London True to her reputation for dysfunctional narrative and menacing phantasmagoria, London-born, New Delhi-based Bharti Kher showed seven uncanny works in her exhibition "inevitable undeniable necessary." Their fusion of the good, the bad and the ugly both recycles and challenges 19th-century assumptions about Indian art as "baroque and wild" (Hegel) or "savage and grotesque" (Ruskin). Although Kher's pieces appear disconnected, they share a grandiloquence that was only enhanced by the sobriety of the site, a former bank built in 1922 by Edward Luytens, the British architect of India's imperial capital, New Delhi.
The large-scale bronze sculpture choleric, phlegmatic, melancholy, sanguine, (2009-10, installed in the garden of St. James's church next door) portrays the goddess Kali, gorgon-headed and carnival-masked, with her multiple arms writhing about. The implied agony seems strangely detached from that of a female corpse impaled on one of her arms. The work's fantastic symbolism has hints of Fuseli's gothic nightmares.
Inside Hauser & Wirth's opulent, high-ceilinged gallery was the titular work, a 9-foot-tall resin sculpture of a mountain peak, covered in snow and split by a crevice. This slit may invite erotic fantasies, even as it repels with its Disneyland fairy-grotto-like artificiality. confess, a freestanding 8-foot-square wooden chamber with carved lattice windows, sliding shutters and hand-painted ceiling, recalls the practice of Purdah (the Muslim segregation of women) as well as Catholic confessionals. Its interior walls are covered with Kher's iconic bindis, the stick-on variety of cosmetic forehead markers worn by women, some collaged into floral patterns. With their Day-Glo colors and spermatozoic form, the bindis lend the chamber a funky nightclub ambience.
On a stone base alongside confess stood an 18-foot-tall hollow wooden column that served as a vase for giant resin-coated banana tree leaves. The work's title, in the middle of the jungle, may allude to a missionary tale, judging by ecclesiastical motifs carved on the column.
A medley of Anglo-Indian references is found in contents, a group of 21 colonial-era British medical diagrams, each about 3 by 2 feet, of "The Anatomy and Physiology of Pregnancy." Studded by Kher with swirls and streams of sperm-bindis, they depict abnormal births and such mortal threats as postpartum hemorrhages. Here the bindis are more than decorative; they also act as graffiti, defacing and discrediting the colonialist discourse that governed Indian women's bodies.
In the presence of nothing, installed in the gallery's vaulted cellar, comprises a Tibetan "singing bowl" on a podium beneath a suspended mechanical device that performs the ritual rubbing with a mallet.
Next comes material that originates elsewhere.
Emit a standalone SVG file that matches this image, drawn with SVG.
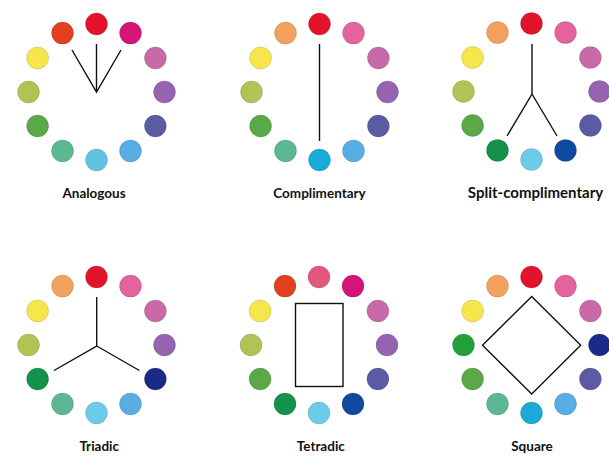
<svg xmlns="http://www.w3.org/2000/svg" width="609" height="456" viewBox="0 0 609 456">
<style>
  .d{stroke:#000;stroke-opacity:0.12;stroke-width:1}
  .ln{fill:none;stroke:#111;stroke-width:1.4;stroke-linecap:butt;stroke-linejoin:miter}
  .lbl{font-family:Lato,"Open Sans","Liberation Sans",sans-serif;font-weight:700;font-size:13.5px;fill:#111;text-anchor:middle}
  .big{font-size:15px}
  .red{fill:#e2132b}.rorange{fill:#e2401e}.magenta{fill:#d51477}.pink{fill:#e4639c}
  .mauve{fill:#c96aa8}.purple{fill:#9563b0}.indigo{fill:#5b5ba3}.lblue{fill:#58aee3}
  .cyan{fill:#62c2e4}.cyans{fill:#1aaad8}.lcyan{fill:#6ccbe8}.teal{fill:#5cb892}
  .green{fill:#5aa847}.ygreen{fill:#b2c255}.yellow{fill:#f6e64c}.orange{fill:#f2a25e}
  .dgreen{fill:#14914a}.navy{fill:#1b2a88}.dblue{fill:#0f4aa0}.pinkred{fill:#e2587a}
  .green9{fill:#22a03a}
</style>
<rect width="609" height="456" fill="#ffffff"/>

<g id="analogous" transform="translate(96.5,92)">
  <circle class="d red" cx="0" cy="-68" r="11"/>
  <circle class="d magenta" cx="34" cy="-58.9" r="11"/>
  <circle class="d mauve" cx="58.9" cy="-34" r="11"/>
  <circle class="d purple" cx="68" cy="0" r="11"/>
  <circle class="d indigo" cx="58.9" cy="34" r="11"/>
  <circle class="d lblue" cx="34" cy="58.9" r="11"/>
  <circle class="d cyan" cx="0" cy="68" r="11"/>
  <circle class="d teal" cx="-34" cy="58.9" r="11"/>
  <circle class="d green" cx="-58.9" cy="34" r="11"/>
  <circle class="d ygreen" cx="-68" cy="0" r="11"/>
  <circle class="d yellow" cx="-58.9" cy="-34" r="11"/>
  <circle class="d rorange" cx="-34" cy="-58.9" r="11"/>
  <text class="lbl" x="-2.5" y="106">Analogous</text>
</g>

<g id="complimentary" transform="translate(319.5,92)">
  <circle class="d red" cx="0" cy="-68" r="11"/>
  <circle class="d pink" cx="34" cy="-58.9" r="11"/>
  <circle class="d mauve" cx="58.9" cy="-34" r="11"/>
  <circle class="d purple" cx="68" cy="0" r="11"/>
  <circle class="d indigo" cx="58.9" cy="34" r="11"/>
  <circle class="d lblue" cx="34" cy="58.9" r="11"/>
  <circle class="d cyans" cx="0" cy="68" r="11"/>
  <circle class="d teal" cx="-34" cy="58.9" r="11"/>
  <circle class="d green" cx="-58.9" cy="34" r="11"/>
  <circle class="d ygreen" cx="-68" cy="0" r="11"/>
  <circle class="d yellow" cx="-58.9" cy="-34" r="11"/>
  <circle class="d orange" cx="-34" cy="-58.9" r="11"/>
  <text class="lbl" x="0" y="106">Complimentary</text>
</g>

<g id="split-complimentary" transform="translate(531.5,91.5)">
  <circle class="d red" cx="0" cy="-68" r="11"/>
  <circle class="d pink" cx="34" cy="-58.9" r="11"/>
  <circle class="d mauve" cx="58.9" cy="-34" r="11"/>
  <circle class="d purple" cx="68" cy="0" r="11"/>
  <circle class="d indigo" cx="58.9" cy="34" r="11"/>
  <circle class="d dblue" cx="34" cy="58.9" r="11"/>
  <circle class="d lcyan" cx="0" cy="68" r="11"/>
  <circle class="d dgreen" cx="-34" cy="58.9" r="11"/>
  <circle class="d green" cx="-58.9" cy="34" r="11"/>
  <circle class="d ygreen" cx="-68" cy="0" r="11"/>
  <circle class="d yellow" cx="-58.9" cy="-34" r="11"/>
  <circle class="d orange" cx="-34" cy="-58.9" r="11"/>
  <text class="lbl big" x="4" y="106.5">Split-complimentary</text>
</g>

<g id="triadic" transform="translate(96.5,345)">
  <circle class="d red" cx="0" cy="-68" r="11"/>
  <circle class="d pink" cx="34" cy="-58.9" r="11"/>
  <circle class="d mauve" cx="58.9" cy="-34" r="11"/>
  <circle class="d purple" cx="68" cy="0" r="11"/>
  <circle class="d navy" cx="58.9" cy="34" r="11"/>
  <circle class="d lblue" cx="34" cy="58.9" r="11"/>
  <circle class="d lcyan" cx="0" cy="68" r="11"/>
  <circle class="d teal" cx="-34" cy="58.9" r="11"/>
  <circle class="d dgreen" cx="-58.9" cy="34" r="11"/>
  <circle class="d ygreen" cx="-68" cy="0" r="11"/>
  <circle class="d yellow" cx="-58.9" cy="-34" r="11"/>
  <circle class="d orange" cx="-34" cy="-58.9" r="11"/>
  <text class="lbl" x="2.7" y="106">Triadic</text>
</g>

<g id="tetradic" transform="translate(319,345)">
  <circle class="d pinkred" cx="0" cy="-68" r="11"/>
  <circle class="d magenta" cx="34" cy="-58.9" r="11"/>
  <circle class="d mauve" cx="58.9" cy="-34" r="11"/>
  <circle class="d purple" cx="68" cy="0" r="11"/>
  <circle class="d indigo" cx="58.9" cy="34" r="11"/>
  <circle class="d dblue" cx="34" cy="58.9" r="11"/>
  <circle class="d lcyan" cx="0" cy="68" r="11"/>
  <circle class="d dgreen" cx="-34" cy="58.9" r="11"/>
  <circle class="d green" cx="-58.9" cy="34" r="11"/>
  <circle class="d ygreen" cx="-68" cy="0" r="11"/>
  <circle class="d yellow" cx="-58.9" cy="-34" r="11"/>
  <circle class="d rorange" cx="-34" cy="-58.9" r="11"/>
  <text class="lbl" x="1.8" y="106">Tetradic</text>
</g>

<g id="square" transform="translate(531.5,345)">
  <circle class="d red" cx="0" cy="-68" r="11"/>
  <circle class="d pink" cx="34" cy="-58.9" r="11"/>
  <circle class="d mauve" cx="58.9" cy="-34" r="11"/>
  <circle class="d navy" cx="68" cy="0" r="11"/>
  <circle class="d indigo" cx="58.9" cy="34" r="11"/>
  <circle class="d lblue" cx="34" cy="58.9" r="11"/>
  <circle class="d cyans" cx="0" cy="68" r="11"/>
  <circle class="d teal" cx="-34" cy="58.9" r="11"/>
  <circle class="d green" cx="-58.9" cy="34" r="11"/>
  <circle class="d green9" cx="-68" cy="0" r="11"/>
  <circle class="d yellow" cx="-58.9" cy="-34" r="11"/>
  <circle class="d orange" cx="-34" cy="-58.9" r="11"/>
  <text class="lbl" x="0.5" y="106">Square</text>
</g>

<g id="connectors">
  <path class="ln" d="M72,50 L96.5,92 L121,50 M96.5,92 L96.5,44"/>
  <path class="ln" d="M319.5,44 L319.5,141"/>
  <path class="ln" d="M532,44 L532,94 L507,136 M532,94 L557,136"/>
  <path class="ln" d="M96.7,297 L96.7,346 L54,370.5 M96.7,346 L139.4,370.5"/>
  <rect class="ln" x="295.5" y="303.5" width="47.5" height="83"/>
  <path class="ln" d="M531.7,296.5 L580.7,345.3 L531.7,394 L482.5,345.3 Z"/>
</g>
</svg>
Tibetan monks might wonder at the absurd mechanization (almost Tinguely-like in aspect) of this meditative act, which, as the title suggests, carries on with or without an audience.
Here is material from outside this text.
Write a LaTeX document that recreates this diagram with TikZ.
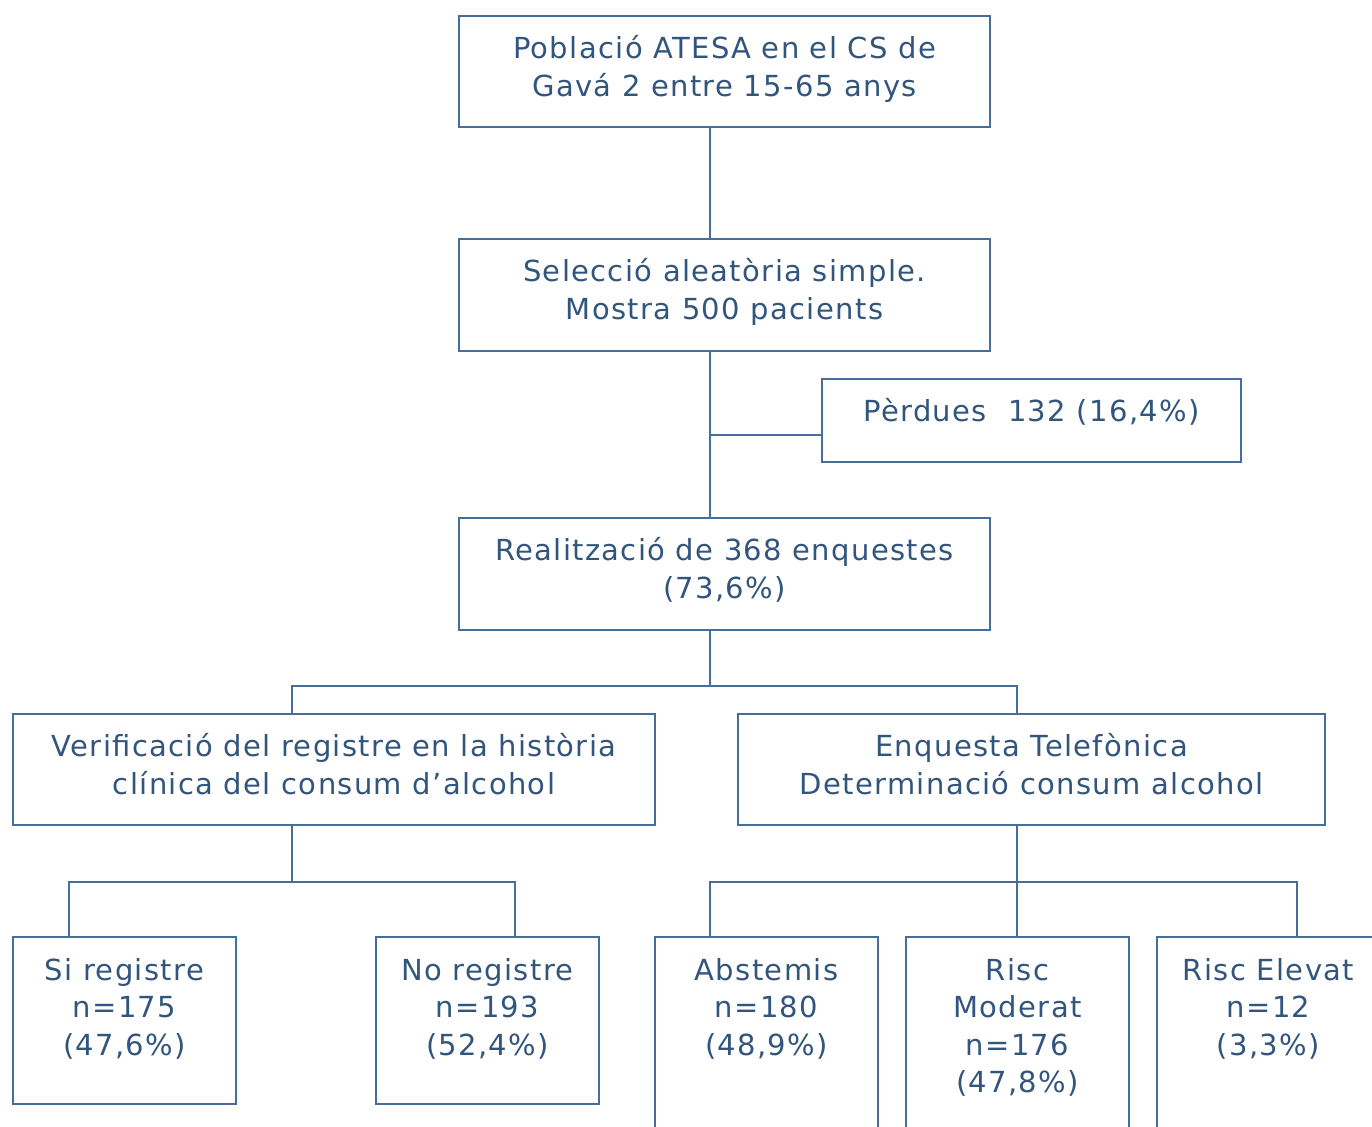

Kher's exhibition could well suggest a parody within a parody: a critical post-colonialist take on the ongoing Orientalism of the Western art world. Her practice certainly draws from both Eastern and Western esthetics. The problem is that the works' pluralism sometimes shifts into excess baggage: a surplus of indulgent production that may raise questions as to cost rather than content. Unwittingly perhaps, Kher's show serves as an ironic reflection of the entrepreneurial mood permeating the current Indian art world.
Photo: Bharti Kher: inevitable undeniable necessary (foreground), resin and paint, with contents (back wall), bindis on medical charts, both 2010; at Hauser & Wirth.